[NBLUG/talk] SCO: "legal liability for the use of Linux"

Andru Luvisi luvisi at andru.sonoma.edu
Mon May 19 08:39:00 PDT 2003


On Sun, 18 May 2003, Edward Mendoza wrote:
>
> And more...
>
> "SCO told Linux users on Wednesday that they may find themselves in the
> crosshairs for using the open source operating system, sending letters to
> some 15,000 corporations warning that "Linux is an unauthorized derivative
> of Unix and that legal liability for the use of Linux may extend to
> commercial users."
>
> http://www.internetnews.com/dev-news/article.php/2207791
>
> Please make this go away,

I am not a lawyer, this is not legal advice.  It is, however, my take on
the situation.

Did you read the whole article?  The FSF lawyer says that in distributing
Linux under the GPL, SCO gave us all permission to use it.  SCO may have
stopped distributing Linux, but it's too late.  In distributing one copy
they gave us permission.  I doubt there is any infringing code in Linux,
but it really doesn't matter.  Thank you, Stallman.

Other related notes:  Most of the UNIX patents have expired (like the
setuid bit).  Everything in 4.4BSD-Lite is fine, due to the settlement
between UCB and Novell
(http://www.oreilly.com/catalog/opensources/book/kirkmck.html).  Lots and
lots of concepts in UNIX have been published in the open literature (for
example, Bach's book The Design of the UNIX Operating System) and cannot
be considered trade secrets.  Oh, and Caldera released much of the
"ancient UNIX" (V1-V7 and 32V) under a BSD style license.  See
http://www.tuhs.org/Archive/Caldera-license.pdf .

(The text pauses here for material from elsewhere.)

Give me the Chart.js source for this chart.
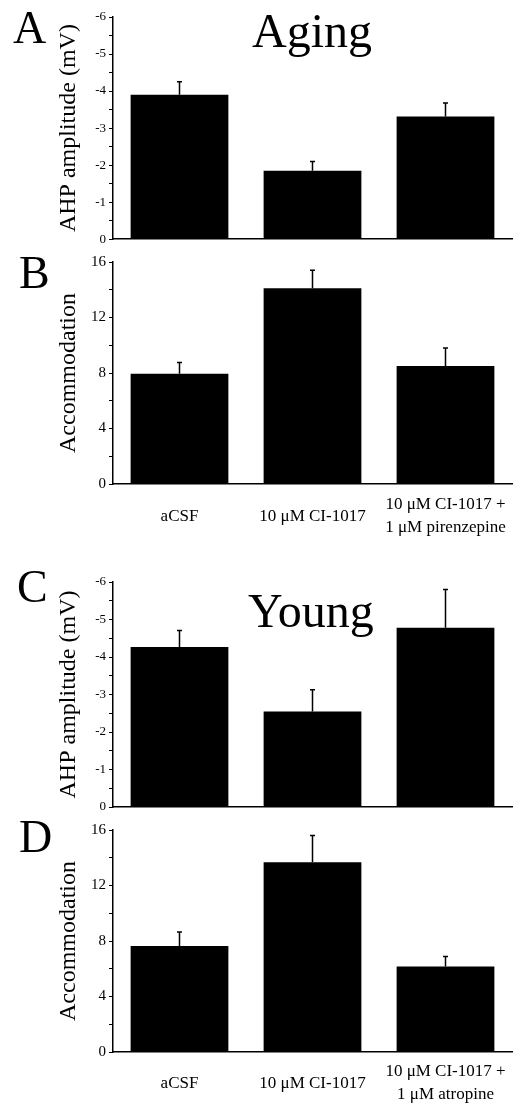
<!DOCTYPE html>
<html>
<head>
<meta charset="utf-8">
<script src="https://cdn.jsdelivr.net/npm/chart.js@4.4.1/dist/chart.umd.min.js"></script>
<style>
  html, body { margin: 0; padding: 0; background: #fff; }
  #fig { position: relative; width: 522px; height: 1105px; overflow: hidden; background: #fff; }
  #fig canvas { position: absolute; left: 0; }
  .lbl { position: absolute; font-family: 'Liberation Serif', 'Times New Roman', serif; line-height: 1; color: #000; white-space: nowrap; }
</style>
</head>
<body>
<div id="fig">
  <canvas id="panelA" width="522" height="250" style="top:0px"></canvas>
  <canvas id="panelB" width="522" height="310" style="top:250px"></canvas>
  <canvas id="panelC" width="522" height="258" style="top:560px"></canvas>
  <canvas id="panelD" width="522" height="287" style="top:818px"></canvas>

  <div class="lbl" style="left:13px;top:5px;font-size:46px">A</div>
  <div class="lbl" style="left:252px;top:7px;font-size:48px">Aging</div>
  <div class="lbl" style="left:19px;top:250px;font-size:46px">B</div>
  <div class="lbl" style="left:17px;top:564px;font-size:46px">C</div>
  <div class="lbl" style="left:248px;top:587px;font-size:48px">Young</div>
  <div class="lbl" style="left:19px;top:814px;font-size:46px">D</div>
</div>
<script>
// categories
const LABELS_AGING = ['aCSF', '10 μM CI-1017', ['10 μM CI-1017 +', '1 μM pirenzepine']];
const LABELS_YOUNG = ['aCSF', '10 μM CI-1017', ['10 μM CI-1017 +', '1 μM atropine']];

// A: aging, AHP amplitude (mV)
const AGING_AHP = [-3.9, -1.85, -3.31];
const AGING_AHP_SEM = [0.35, 0.25, 0.37];
// B: aging, accommodation
const AGING_ACC = [7.95, 14.1, 8.5];
const AGING_ACC_SEM = [0.8, 1.3, 1.3];
// C: young, AHP amplitude (mV)
const YOUNG_AHP = [-4.27, -2.55, -4.78];
const YOUNG_AHP_SEM = [0.44, 0.58, 1.02];
// D: young, accommodation
const YOUNG_ACC = [7.64, 13.68, 6.16];
const YOUNG_ACC_SEM = [1.01, 1.92, 0.72];

// labelled ticks (minor ticks in between stay unlabelled)
const AHP_TICKS = [0, -1, -2, -3, -4, -5, -6];
const ACC_TICKS = [0, 4, 8, 12, 16];

const SERIF = "'Liberation Serif', 'Times New Roman', serif";

// upward-only SEM bars with a small cap
const errorBars = {
  id: 'errorBars',
  afterDatasetsDraw(chart) {
    const { ctx } = chart;
    const y = chart.scales.y;
    chart.data.datasets.forEach((ds, di) => {
      chart.getDatasetMeta(di).data.forEach((bar, i) => {
        const v = ds.data[i];
        const tip = y.getPixelForValue(v + Math.sign(v) * ds.sem[i]);
        ctx.save();
        ctx.strokeStyle = '#000';
        ctx.lineWidth = 1.5;
        ctx.beginPath();
        ctx.moveTo(bar.x, bar.y);
        ctx.lineTo(bar.x, tip);
        ctx.moveTo(bar.x - 2.5, tip);
        ctx.lineTo(bar.x + 2.5, tip);
        ctx.stroke();
        ctx.restore();
      });
    });
  }
};

function makePanel(id, cfg) {
  return new Chart(document.getElementById(id), {
    type: 'bar',
    data: {
      labels: cfg.labels,
      datasets: [{
        data: cfg.values,
        sem: cfg.sem,
        backgroundColor: '#000',
        borderWidth: 0,
        categoryPercentage: 1,
        barPercentage: 0.735,
      }],
    },
    options: {
      responsive: false,
      animation: false,
      events: [],
      layout: { padding: { left: 0, right: 10, top: cfg.top, bottom: 0 } },
      plugins: { legend: { display: false }, tooltip: { enabled: false } },
      scales: {
        x: {
          grid: { display: true, drawOnChartArea: false, drawTicks: true, tickLength: cfg.labelGap, tickColor: 'rgba(0,0,0,0)' },
          border: { display: true, color: '#000', width: 1.5 },
          ticks: {
            display: cfg.showLabels,
            color: '#000',
            font: { family: SERIF, size: 17, lineHeight: 1.3 },
            padding: 0,
            crossAlign: 'center',
            maxRotation: 0,
            autoSkip: false,
          },
          afterFit: s => { s.height = cfg.xHeight; },
        },
        y: {
          min: cfg.min,
          max: cfg.max,
          reverse: cfg.reverse,
          grid: { display: true, drawOnChartArea: false, drawTicks: true, tickLength: 4, color: '#000', lineWidth: 1 },
          border: { display: true, color: '#000', width: 1.5 },
          ticks: {
            stepSize: cfg.step,
            autoSkip: false,
            color: '#000',
            padding: 3,
            font: { family: SERIF, size: cfg.tickSize },
            callback: v => cfg.ticks.includes(v) ? String(v) : '',
          },
          title: {
            display: true,
            text: cfg.title,
            color: '#000',
            font: { family: SERIF, size: 24 },
            padding: { top: 54, bottom: 0 },
          },
          afterFit: s => { s.width = 113; },
        },
      },
    },
    plugins: [errorBars],
  });
}

makePanel('panelA', {
  labels: LABELS_AGING, values: AGING_AHP, sem: AGING_AHP_SEM,
  min: -6, max: 0, reverse: true, step: 0.5, ticks: AHP_TICKS, tickSize: 13,
  title: 'AHP amplitude (mV)', top: 17, xHeight: 10, showLabels: false, labelGap: 0,
});
makePanel('panelB', {
  labels: LABELS_AGING, values: AGING_ACC, sem: AGING_ACC_SEM,
  min: 0, max: 16, reverse: false, step: 2, ticks: ACC_TICKS, tickSize: 15,
  title: 'Accommodation', top: 11, xHeight: 76, showLabels: true, labelGap: 21,
});
makePanel('panelC', {
  labels: LABELS_YOUNG, values: YOUNG_AHP, sem: YOUNG_AHP_SEM,
  min: -6, max: 0, reverse: true, step: 0.5, ticks: AHP_TICKS, tickSize: 13,
  title: 'AHP amplitude (mV)', top: 22, xHeight: 11, showLabels: false, labelGap: 0,
});
makePanel('panelD', {
  labels: LABELS_YOUNG, values: YOUNG_ACC, sem: YOUNG_ACC_SEM,
  min: 0, max: 16, reverse: false, step: 2, ticks: ACC_TICKS, tickSize: 15,
  title: 'Accommodation', top: 10, xHeight: 53, showLabels: true, labelGap: 20,
});
</script>
</body>
</html>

So, in order to make a case, they would need to find something that was
added after the latest version of Linux they distributed.  This thing that
was added... If it is a patent infringement, it would need to be on a
patent that hasn't expired.  If it is a trade secret infringement, it
needs to be a concept that isn't in the open literature or any 4.4BSD-Lite
derived systems.  If it is a copyright infringement, it would need to be
fairly recent code.

Of course, I am still waiting to see any specific claims...  Has anyone
here read the complaint against IBM (http://www.sco.com/ibmlawsuit/)?  Am
I the only one here who thinks it sounds more like whining than a legal
argument?  I couldn't find any specific actions of IBM that were cited in
the complaint.

Who on the planet knows Intellectual Property better than IBM?  I can't
speak from experience, but I have heard tell from numerous IBM employees
that the idea of IBM reassigning an AIX developer to Linux is ludicrous.
They don't even let the teams talk to each other.  They also have an army
of lawyers.  If it were a university or an individual, I could see SCO
bullying their victim into a settlement, but IBM can defend itself.

Between the lack of specific claims, a well armed opponent, the fact that
they distributed Linux under the GPL themselves, the UCB/Novell
settlement, all the open literature on UNIX internals, and the BSD style
license on the old code...

If, somehow, they do make the case, we all either roll back to a legal
version of Linux (like the latest one distributed by Caldera/SCO) and
Linux development proceeds from there again, or we move to *BSD or Hurd or
some other UNIX clone.  Given the 4.4BSD-Lite settlement, *BSD seems
awfully safe to me.  It shouldn't be too hard to build a FreeBSD/RedHat
distribution...

Personally, I'm not worried.  I don't see any way that SCO can win this
case, and even if they do, it won't cause me any problems.  All of my
favorite software (Apache, Perl, Mozilla, gcc, and so on) will run on an
older version of Linux, all the BSDs, the Hurd, etc.

That's the story of, that's the glory of, Free Software.  As the old
saying goes, the Internet views censorship as damage and routes around it.
Even if SCO wins, they still lose, because everybody will be angry at them
and we will still have good Free Software options available to us.

Andru
-- 
Andru Luvisi, Programmer/Analyst

Quote Of The Moment:
  Appel's method avoids making a large number of small trampoline bounces
  by occasionally jumping off the Empire State Building.
                  -- Henry G. Baker, "Cheney on the M.T.A."